In the dark past one was supposed to have ONE IP network on ONE physical network and it used to be that every network device needed one unique IP address - now you can have multiple IP networks on a single physical network and Ethernet cards may have many IP addresses .. each IP unique to the IP networks that the computer can access.

My Linux computer has on its first Ethernet card .. eth0 .. a static IP of 192.168.1.99 .. but it really could be anything such as a DHCP IP assigned from an ISP. The goal was to add to this Ethernet card a 2nd extra IP address of 1.1.1.2 to be able to reach The Buffalo AirStation device on address 1.1.1.1

The quick way for Ubnutu Gutsy Linux .. a 2.6 Kernel:
sudo ifconfig eth0:0 1.1.1.2 up

The more permanent way is to add the following to the bottom of the file /etc/network/interfaces

auto eth0:0
iface eth0:0 inet static
address 1.1.1.2
netmask 255.255.255.0
network 1.1.1.0

It must be said that the Buffalo allows one to change its address. But over time I realized that if the Buffalo and my computer were perhaps to join a different Wireless network (say I went and visted a friend for example) with a different IP addressing scheme, then I could not connect to the Buffalo again unless I then changed the Buffalo's address to match the new network. Changing it again and again each time the DHCP IP network changed .. painful.

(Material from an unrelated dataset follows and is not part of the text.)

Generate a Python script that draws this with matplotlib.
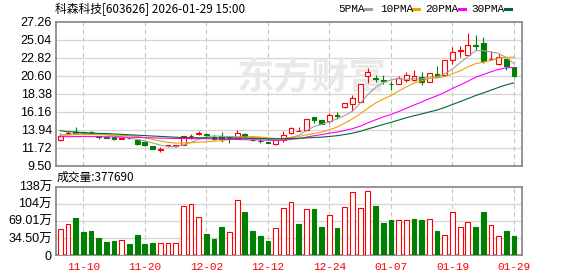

I would like to add that some Internet searching suggests that one must create Linux VLANS to make this work. Not so. Although one can create VLANS with Linux, it is not necessary for this project.

Other gizmos where this might be a useful trick: cable modems, dsl modems and any other "stuff" where you the user cannot change the IP address but it is sitting on your physical network.

Although it is possible to create Ethernet Aliasing using Microsoft Windows XP, it is left as an exercise left for the reader.